When your SMI payments will start
If you get JSA, ESA or Income Support, you can usually get SMI starting from 39 weeks (about 9 months) after you claimed JSA, ESA or Income Support.
If you get Universal Credit, you can usually get SMI starting from 9 months after you claimed Universal Credit.
The time before your SMI starts is called the ‘waiting period’.
If you’ll struggle to pay your mortgage until your SMI starts, check what help you can get with your other living costs or ask your nearest Citizens Advice if you can get an SMI loan earlier.
If you get Pension Credit, your SMI payments will start straight away.
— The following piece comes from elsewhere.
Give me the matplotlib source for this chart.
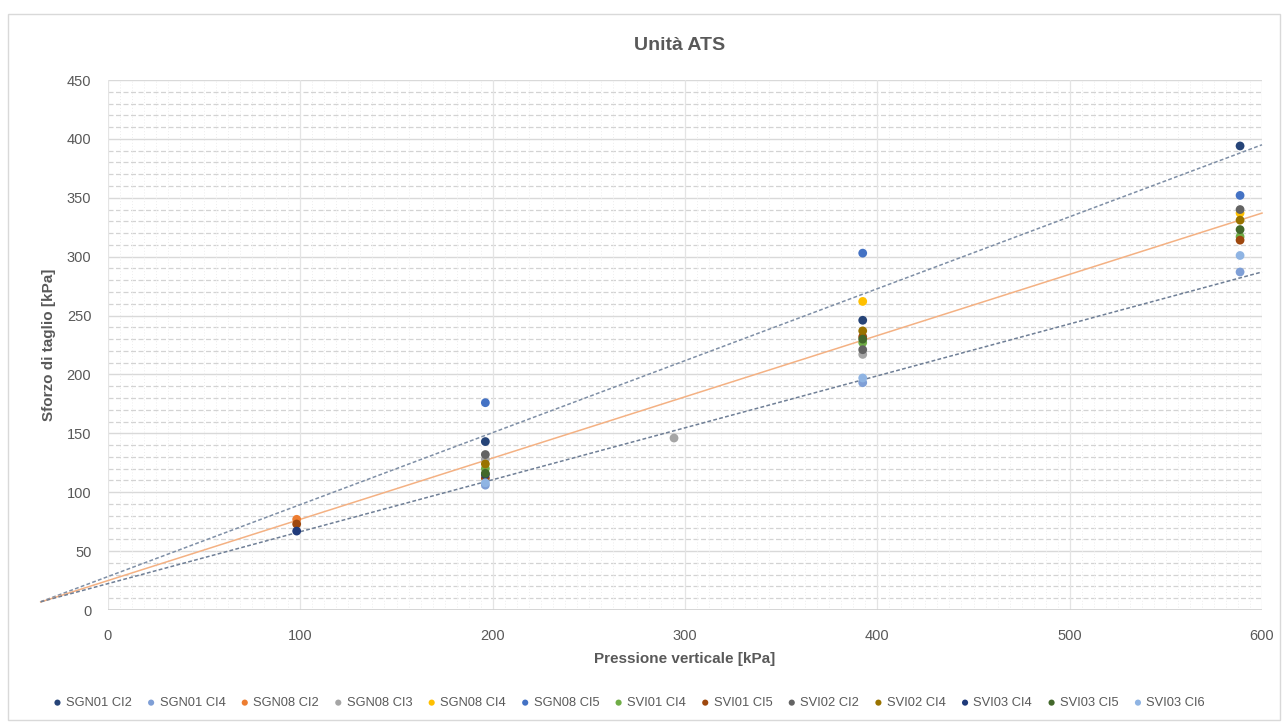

Check if you need to get advice
There are some situations where you should get advice first - check if you need advice before you apply for SMI.
If you’ve missed mortgage payments
You can still apply for SMI, but it won’t help you pay back the payments you’ve missed.
It’s important to plan how you’ll pay back the missed payments - ask your nearest Citizens Advice to help you work out how to afford them.
If you’re having problems with other debts
You might not get an SMI loan if you think you could either:
- go bankrupt
- make another agreement to help pay your debts, like an individual voluntary arrangement (IVA)
Check if you can get SMI by calling the office you usually talk to about your benefits. You can find the contact details for your benefit on GOV.UK.
You can also ask your nearest Citizens Advice to help you contact them.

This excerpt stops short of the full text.